Landscaping and Water Bills
You typically associate wasting water with long showers or leaving the sink on while you brush your teeth. While these habits may be costing you a few dollars a month, they're likely not the worst water wasting habits in your home. For the real money draining mistakes, look outdoors.

Watering landscaping accounts for 30% of the average home's water usage, and shoots up to 70% for extremely dry climates. This amounts to about 7 billion gallons per day across the United States. Finding smart ways to cut back your landscaping needs and water consumption is one of the best methods for slashing bills and saving cash, all without sacrificing your home's curb appeal.

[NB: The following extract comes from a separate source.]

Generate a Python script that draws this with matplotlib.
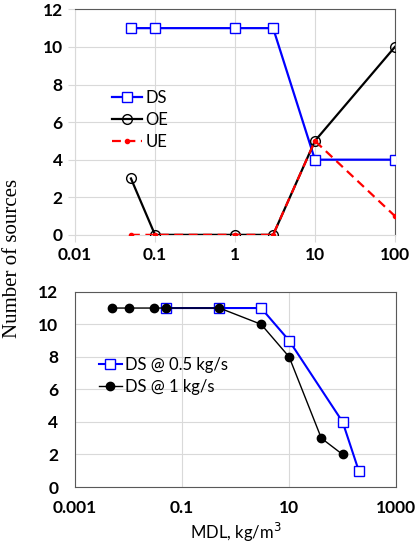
import matplotlib.pyplot as plt
from matplotlib.ticker import FixedLocator, NullLocator

# top panel data
mdl_top = [0.05, 0.1, 1, 3, 10, 100]
ds_top = [11, 11, 11, 11, 4, 4]
oe_top = [3, 0, 0, 0, 5, 10]
ue_top = [0, 0, 0, 0, 5, 1]
top_ticks = [0.01, 0.1, 1, 10, 100]
top_tick_labels = ['0.01', '0.1', '1', '10', '100']

# bottom panel data
mdl_05 = [0.05, 0.5, 3, 10, 100, 200]
ds_05 = [11, 11, 11, 9, 4, 1]
mdl_1 = [0.005, 0.01, 0.03, 0.05, 0.5, 3, 10, 40, 100]
ds_1 = [11, 11, 11, 11, 11, 10, 8, 3, 2]
bot_ticks = [0.001, 0.1, 10, 1000]
bot_tick_labels = ['0.001', '0.1', '10', '1000']

y_ticks = [0, 2, 4, 6, 8, 10, 12]

plt.rcParams['font.family'] = ['Lato', 'DejaVu Sans']
grid_c = '#d9d9d9'
frame_c = '#595959'

fig = plt.figure(figsize=(4.17, 5.5), dpi=100)
ax1 = fig.add_axes([0.18, 0.573, 0.767, 0.410])
ax2 = fig.add_axes([0.18, 0.1145, 0.77, 0.355])

# ---- top panel
ax1.plot(mdl_top, ds_top, color='#0000ff', lw=1.6, marker='s', ms=6.5,
         mfc='white', mec='#0000ff', mew=1.0, label='DS', zorder=3)
ax1.plot(mdl_top, oe_top, color='black', lw=1.6, marker='o', ms=7,
         mfc='none', mec='black', mew=1.0, label='OE', zorder=4)
ax1.plot(mdl_top, ue_top, color='#ff0000', lw=1.6, ls=(0, (4, 2.5)),
         marker='o', ms=3, mfc='#ff0000', mec='#ff0000', label='UE', zorder=5)
ax1.set_xscale('log')
ax1.set_xlim(0.01, 100)
ax1.set_ylim(0, 12)
ax1.xaxis.set_major_locator(FixedLocator(top_ticks))
ax1.xaxis.set_minor_locator(NullLocator())
ax1.set_xticklabels(top_tick_labels)
ax1.set_yticks(y_ticks)
ax1.grid(True, color=grid_c, lw=0.8)
for s in ['left', 'bottom']:
    ax1.spines[s].set_color(grid_c)
for s in ['top', 'right']:
    ax1.spines[s].set_color(frame_c)
ax1.tick_params(length=5, color=grid_c, labelsize=12.5, pad=4)
for lab in ax1.get_xticklabels() + ax1.get_yticklabels():
    lab.set_fontweight('bold')
ax1.legend(loc='center left', bbox_to_anchor=(0.095, 0.51), frameon=False,
           fontsize=12, handlelength=1.8, handletextpad=0.2, labelspacing=0.35,
           borderaxespad=0)

# ---- bottom panel
ax2.plot(mdl_05, ds_05, color='#0000ff', lw=1.5, marker='s', ms=7,
         mfc='white', mec='#0000ff', mew=1.0, label='DS @ 0.5 kg/s', zorder=3)
ax2.plot(mdl_1, ds_1, color='black', lw=1.0, marker='o', ms=6,
         mfc='black', mec='black', label='DS @ 1 kg/s', zorder=4)
ax2.set_xscale('log')
ax2.set_xlim(0.001, 1000)
ax2.set_ylim(0, 12)
ax2.xaxis.set_major_locator(FixedLocator(bot_ticks))
ax2.xaxis.set_minor_locator(NullLocator())
ax2.set_xticklabels(bot_tick_labels)
ax2.set_yticks(y_ticks)
ax2.grid(True, color=grid_c, lw=0.8)
for s in ax2.spines.values():
    s.set_color(frame_c)
ax2.tick_params(axis='x', length=0, labelsize=12.5, pad=9)
ax2.tick_params(axis='y', length=0, labelsize=12.5, pad=12)
for lab in ax2.get_xticklabels() + ax2.get_yticklabels():
    lab.set_fontweight('bold')
ax2.legend(loc='center left', bbox_to_anchor=(0.053, 0.57), frameon=False,
           fontsize=12, handlelength=1.4, handletextpad=0.2, labelspacing=0.35,
           borderaxespad=0)
ax2.set_xlabel('MDL, kg/m$^3$', fontsize=12, labelpad=4)

fig.text(0.03, 0.531, 'Number of sources', rotation=90, va='center', ha='center',
         fontsize=15, family=['Liberation Serif', 'DejaVu Serif'])

fig.savefig('out.png', dpi=100)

Consider a water-smart makeover by replacing your current moisture-sucking plants with drought tolerant and native options. By using plants, trees and ground cover designed to live off minimal to moderate watering, you'll reduce both your water and landscaping bills. Other water-smart landscaping tips to consider include reducing the size of your lawn, installing rain shut off devices to stop sprinklers during rainfall and replacing sprinklers with drip irrigation systems for smaller, more precise watering. Take a look at your home's water bill. Could you benefit from keeping 30% or more of that money each month?

Home Entertainment Bills
Even on a tight budget, nearly every home has an entertainment budget. From movie tickets to popcorn buckets, keeping yourself and your family entertained is getting pretty expensive. Consider the average cost of one night at the theater for a family of four. Four tickets, popcorn and drinks will likely run $80 or more. Rather than spending $960 per year on one movie night per month, consider adjusting your home's entertainment budget without sacrificing the fun.

If you can stand the wait, utilizing your cable or satellite company's on demand video service is a great way to see recent movie releases for far less than at the theater. The average on demand movie costs around $5, meaning the same family of four previously spending $80 could view a film at home, within about two months of its release, for merely $1.25 per person. Pick up bags of popcorn, soda and candy in bulk from a warehouse store, and your total entertainment budget could be reduced by hundreds of dollars per year.

If you or your family enjoys specific television shows along with movies, then changing how you view your favorite media may mean an additional savings of several hundred dollars per year. Switching from a standard cable or satellite contract costing around $100 per month to an online video streaming service like Netflix, Hulu Plus or Amazon Prime costing between $7.99 and $15 per month, instantly drops your home's entertainment costs. Services like these offer thousands of instantly streamed television shows, movies, documentaries and specials, all available the moment you want them, right on your television, computer, phone or tablet. While you won't view cable shows the same night they air, the one to several day wait is well worth the huge savings over traditional TV costs.

The Bottom Line
If you began employing these household-bill-reducing tactics today, you'd likely see a savings of several hundred to several thousand dollars over the course of a year. From replacing light bulbs and reducing lawns to washing laundry in cold water and viewing your favorite movies at home, the choices you make each day have bigger impact on your budget than you realize. Spending less on energy, landscaping and entertainment is the perfect way to find the extra cash you need to start a savings account, pay off other bills or take a much needed vacation.